Christ lost His life because we, at one time, were enemies of God. In both Haman and Christ, God was protecting His covenant promise that even those who were enemies of God, but whom God has set His heart upon to save and bring into His kingdom, over you and I, it has been proclaimed. I will be your God. You will be my people. And so one man, Haman, dies to spare God's people from extinction.
The other man, Christ, dies to save His people eternally. Because of God's covenant faithfulness, friends, all who believe the gospel will hear again and again when we open God's word the precious words summed up in Romans eight, there is no condemnation for those in Christ Jesus. As an enemy of God, Haman died under the curse. But as recipients of God's grace, the Lord Jesus has made peace between us and God. And it is a peace that nothing under heaven or on earth can ever take away.
So friends, we place our hope in nothing else, not in ourselves, not in our ability, but only in God alone who remains faithful always and forever. Let's pray. Lord, we have received a great hope. We have been rooted and built up in our great faith. We have been assured, past tense, completed action, that Christ has died for us, that there is now no condemnation for those who find themselves in Christ Jesus.
And yet, Lord, we know that there is doubt, lingering sin, thoughts and actions that assault us every day. And we know that Your grace is sovereign. We know that it is the powerful force that has made us alive to even see our need of God. And so we know, Lord, that this is all Your work. But we are reminded again that as we have received Christ, so we must continue in Him.

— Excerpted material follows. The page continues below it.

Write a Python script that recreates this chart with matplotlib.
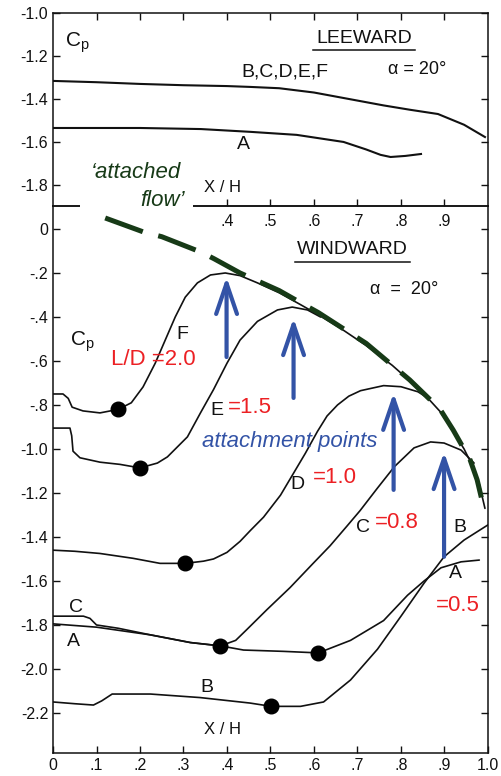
import matplotlib
matplotlib.use("Agg")
import matplotlib.pyplot as plt
from matplotlib.patches import Rectangle

# ---------------- data ----------------
# Leeward surface, alpha = 20 deg
lee_bf_x = [0.0, 0.1, 0.2, 0.3, 0.4, 0.454, 0.52, 0.6, 0.68, 0.76, 0.82, 0.885, 0.945, 0.993]
lee_bf_cp = [-1.316, -1.322, -1.33, -1.336, -1.34, -1.344, -1.35, -1.37, -1.40, -1.43, -1.45, -1.47, -1.52, -1.577]
lee_a_x = [0.0, 0.1, 0.2, 0.34, 0.454, 0.56, 0.668, 0.72, 0.753, 0.776, 0.81, 0.846]
lee_a_cp = [-1.535, -1.535, -1.535, -1.54, -1.553, -1.567, -1.60, -1.635, -1.66, -1.67, -1.665, -1.656]

# Windward surface, alpha = 20 deg (L/D: F=2.0, E=1.5, D=1.0, C=0.8, A/B=0.5)
win_f_x = [0.0, 0.023, 0.035, 0.044, 0.069, 0.108, 0.15, 0.18, 0.207, 0.235, 0.258, 0.281,
           0.304, 0.332, 0.362, 0.396, 0.43, 0.47, 0.52, 0.57, 0.61, 0.66, 0.72, 0.78,
           0.82, 0.86, 0.89, 0.92, 0.945, 0.965, 0.98, 0.993]
win_f_cp = [-0.75, -0.75, -0.77, -0.81, -0.827, -0.836, -0.82, -0.79, -0.718, -0.61, -0.505, -0.40,
            -0.31, -0.245, -0.209, -0.20, -0.212, -0.245, -0.29, -0.345, -0.39, -0.45, -0.53, -0.62,
            -0.69, -0.765, -0.83, -0.92, -1.0, -1.08, -1.16, -1.27]

win_e_x = [0.0, 0.039, 0.043, 0.046, 0.062, 0.108, 0.154, 0.20, 0.24, 0.263, 0.309, 0.339,
           0.369, 0.40, 0.43, 0.47, 0.516, 0.55, 0.585, 0.615]
win_e_cp = [-0.905, -0.905, -0.94, -1.01, -1.04, -1.06, -1.07, -1.086, -1.064, -1.036, -0.945, -0.836,
            -0.73, -0.61, -0.505, -0.42, -0.368, -0.355, -0.368, -0.40]

win_d_x = [0.0, 0.05, 0.108, 0.184, 0.246, 0.304, 0.346, 0.369, 0.40, 0.43, 0.454, 0.484,
           0.523, 0.553, 0.58, 0.608, 0.63, 0.654, 0.68, 0.707, 0.76, 0.80, 0.839, 0.855]
win_d_cp = [-1.46, -1.465, -1.475, -1.497, -1.52, -1.52, -1.51, -1.50, -1.47, -1.42, -1.37, -1.31,
            -1.21, -1.11, -1.02, -0.92, -0.85, -0.80, -0.76, -0.735, -0.712, -0.717, -0.74, -0.76]

win_c_x = [0.0, 0.07, 0.085, 0.1, 0.15, 0.224, 0.316, 0.385, 0.42, 0.446, 0.492, 0.545,
           0.598, 0.637, 0.676, 0.706, 0.745, 0.785, 0.83, 0.868, 0.899, 0.938, 0.968]
win_c_cp = [-1.76, -1.76, -1.77, -1.80, -1.815, -1.845, -1.88, -1.895, -1.87, -1.82, -1.73, -1.63,
            -1.52, -1.44, -1.35, -1.28, -1.18, -1.08, -0.995, -0.968, -0.973, -1.005, -1.064]

win_a_x = [0.0, 0.1, 0.224, 0.316, 0.385, 0.438, 0.53, 0.61, 0.684, 0.76, 0.815, 0.853,
           0.892, 0.938, 0.98]
win_a_cp = [-1.795, -1.81, -1.845, -1.88, -1.895, -1.914, -1.92, -1.927, -1.87, -1.78, -1.665, -1.60,
            -1.54, -1.513, -1.505]

win_b_x = [0.0, 0.05, 0.093, 0.112, 0.136, 0.224, 0.338, 0.453, 0.502, 0.569, 0.622, 0.684,
           0.746, 0.80, 0.853, 0.899, 0.945, 1.0]
win_b_cp = [-2.15, -2.158, -2.164, -2.145, -2.114, -2.114, -2.13, -2.155, -2.17, -2.17, -2.15, -2.05,
            -1.91, -1.76, -1.61, -1.49, -1.414, -1.345]

# 'attached flow' envelope
env_x = [0.12, 0.21, 0.25, 0.34, 0.37, 0.43, 0.52, 0.57, 0.61, 0.72, 0.82, 0.89, 0.92, 0.959, 0.975, 0.993]
env_cp = [0.05, -0.015, -0.035, -0.105, -0.135, -0.2, -0.28, -0.336, -0.38, -0.52, -0.686, -0.82,
          -0.914, -1.05, -1.14, -1.29]

# start of pressure rise on each curve (F, E, D, C, A, B)
dot_x = [0.15, 0.20, 0.304, 0.385, 0.61, 0.502]
dot_cp = [-0.82, -1.086, -1.52, -1.895, -1.927, -2.17]

# attachment-point arrows
arrow_x = [0.399, 0.553, 0.783, 0.899]
arrow_tip = [-0.218, -0.405, -0.745, -1.014]
arrow_tail = [-0.582, -0.768, -1.186, -1.49]

lee_yticks = [-1.0, -1.2, -1.4, -1.6, -1.8]
lee_ylabels = ["-1.0", "-1.2", "-1.4", "-1.6", "-1.8"]
xticks = [0.1, 0.2, 0.3, 0.4, 0.5, 0.6, 0.7, 0.8, 0.9]
lee_xlabels = ["", "", "", ".4", ".5", ".6", ".7", ".8", ".9"]
win_xticks = [0.0, 0.1, 0.2, 0.3, 0.4, 0.5, 0.6, 0.7, 0.8, 0.9, 1.0]
win_xlabels = ["0", ".1", ".2", ".3", ".4", ".5", ".6", ".7", ".8", ".9", "1.0"]
win_yticks = [0.0, -0.2, -0.4, -0.6, -0.8, -1.0, -1.2, -1.4, -1.6, -1.8, -2.0, -2.2]
win_ylabels = ["0", "-.2", "-.4", "-.6", "-.8", "-1.0", "-1.2", "-1.4", "-1.6", "-1.8", "-2.0", "-2.2"]

# ---------------- style ----------------
plt.rcParams["font.family"] = ["Liberation Sans", "DejaVu Sans"]
RED = "#ec2024"
BLUE = "#3353a6"
GREEN = "#173a17"
INK = "#111111"

W, H = 502, 776
fig = plt.figure(figsize=(W / 100, H / 100), dpi=100)
fig.patch.set_facecolor("white")

ax_lee = fig.add_axes([53 / W, (H - 206) / H, 435 / W, 193 / H])
ax_win = fig.add_axes([53 / W, (H - 753) / H, 435 / W, 547 / H])
ax_lee.set_zorder(2)
for ax in (ax_lee, ax_win):
    ax.set_facecolor("none")
    for s in ax.spines.values():
        s.set_linewidth(1.1)
        s.set_color(INK)
    ax.tick_params(direction="in", length=5, width=1, colors=INK, labelsize=11.5,
                   top=True, right=True)

# ---- leeward panel ----
ax_lee.set_xlim(0, 1.0)
ax_lee.set_ylim(-1.898, -1.0)
ax_lee.set_yticks(lee_yticks)
ax_lee.set_yticklabels(lee_ylabels)
ax_lee.set_xticks(xticks)
ax_lee.set_xticklabels(lee_xlabels)
ax_lee.tick_params(axis="x", pad=6)
ax_lee.plot(lee_bf_x, lee_bf_cp, color=INK, lw=1.5)
ax_lee.plot(lee_a_x, lee_a_cp, color=INK, lw=1.5)

ax_lee.text(0.055, -1.14, r"C$_\mathregular{p}$", fontsize=15, ha="center", va="center", color=INK)
ax_lee.text(0.715, -1.12, "LEEWARD", fontsize=14, ha="center", va="center", color=INK)
ax_lee.plot([(313 - 53) / 435, (415 - 53) / 435], [-1.172, -1.172], color=INK, lw=1.1)
ax_lee.text(0.533, -1.274, "B,C,D,E,F", fontsize=14, ha="center", va="center", color=INK)
ax_lee.text(0.837, -1.265, "α = 20°", fontsize=13, ha="center", va="center", color=INK)
ax_lee.text(0.437, -1.614, "A", fontsize=14, ha="center", va="center", color=INK)
ax_lee.text(0.389, -1.81, "X / H", fontsize=12, ha="center", va="center", color=INK)

# ---- windward panel ----
ax_win.set_xlim(0, 1.0)
ax_win.set_ylim(-2.382, 0.1045)
ax_win.set_xticks(win_xticks)
ax_win.set_xticklabels(win_xlabels)
ax_win.set_yticks(win_yticks)
ax_win.set_yticklabels(win_ylabels)
ax_win.tick_params(top=False)

for xs, cps in ((win_a_x, win_a_cp), (win_b_x, win_b_cp), (win_c_x, win_c_cp),
                (win_d_x, win_d_cp), (win_e_x, win_e_cp), (win_f_x, win_f_cp)):
    ax_win.plot(xs, cps, color=INK, lw=1.2, solid_capstyle="round", solid_joinstyle="round")

env, = ax_win.plot(env_x, env_cp, color=GREEN, lw=3.6, clip_on=False)
env.set_dashes((8, 3.2))

ax_win.plot(dot_x, dot_cp, "o", color="black", markersize=10.5, zorder=5)

for xa, tip, tail in zip(arrow_x, arrow_tip, arrow_tail):
    ax_win.annotate("", xy=(xa, tip), xytext=(xa, tail),
                    arrowprops=dict(arrowstyle="->,head_length=2.2,head_width=0.75",
                                    lw=3, color=BLUE, shrinkA=0, shrinkB=0))

ax_win.text(0.067, -0.514, r"C$_\mathregular{p}$", fontsize=15, ha="center", va="center", color=INK)
ax_win.text(0.687, -0.095, "WINDWARD", fontsize=14, ha="center", va="center", color=INK)
ax_win.plot([(295 - 53) / 435, (410 - 53) / 435], [-0.152, -0.152], color=INK, lw=1.1)
ax_win.text(0.807, -0.277, "α  =  20°", fontsize=13, ha="center", va="center", color=INK)

ax_win.text(0.297, -0.48, "F", fontsize=14, ha="center", va="center", color=INK)
ax_win.text(0.377, -0.823, "E", fontsize=14, ha="center", va="center", color=INK)
ax_win.text(0.563, -1.16, "D", fontsize=14, ha="center", va="center", color=INK)
ax_win.text(0.713, -1.355, "C", fontsize=14, ha="center", va="center", color=INK)
ax_win.text(0.936, -1.355, "B", fontsize=14, ha="center", va="center", color=INK)
ax_win.text(0.926, -1.568, "A", fontsize=14, ha="center", va="center", color=INK)
ax_win.text(0.053, -1.72, "C", fontsize=14, ha="center", va="center", color=INK)
ax_win.text(0.046, -1.873, "A", fontsize=14, ha="center", va="center", color=INK)
ax_win.text(0.354, -2.086, "B", fontsize=14, ha="center", va="center", color=INK)
ax_win.text(0.389, -2.277, "X / H", fontsize=12, ha="center", va="center", color=INK)

ax_win.text(0.23, -0.595, "L/D =2.0", fontsize=16, ha="center", va="center", color=RED)
ax_win.text(0.453, -0.81, "=1.5", fontsize=16, ha="center", va="center", color=RED)
ax_win.text(0.648, -1.13, "=1.0", fontsize=16, ha="center", va="center", color=RED)
ax_win.text(0.791, -1.335, "=0.8", fontsize=16, ha="center", va="center", color=RED)
ax_win.text(0.931, -1.71, "=0.5", fontsize=16, ha="center", va="center", color=RED)

ax_win.text(0.543, -0.968, "attachment points", fontsize=16, style="italic",
            ha="center", va="center", color=BLUE)

# 'attached flow' caption breaking the leeward baseline
fig.patches.append(Rectangle((80 / W, 1 - 212 / H), 113 / W, 16 / H, transform=fig.transFigure,
                             facecolor="white", edgecolor="none", zorder=4))
fig.text(136 / W, 1 - 173 / H, "\u2018attached", fontsize=16, style="italic",
         ha="center", va="center", color=GREEN, zorder=5)
fig.text(163 / W, 1 - 201 / H, "flow\u2019", fontsize=16, style="italic",
         ha="center", va="center", color=GREEN, zorder=5)

fig.savefig("out.png", dpi=100)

As we have been assured of our great forgiveness, so we must continue living in abundant thanksgiving and gratitude. Lord, may our lives of thanks reflect how great Your sacrifice was for us, how great Your love has been in Jesus. And may we, with great assurance, know that You are the God who is faithful forever to Your great promises to us. Thank you for that hope that gives us courage today. In Jesus' precious name we pray. Amen.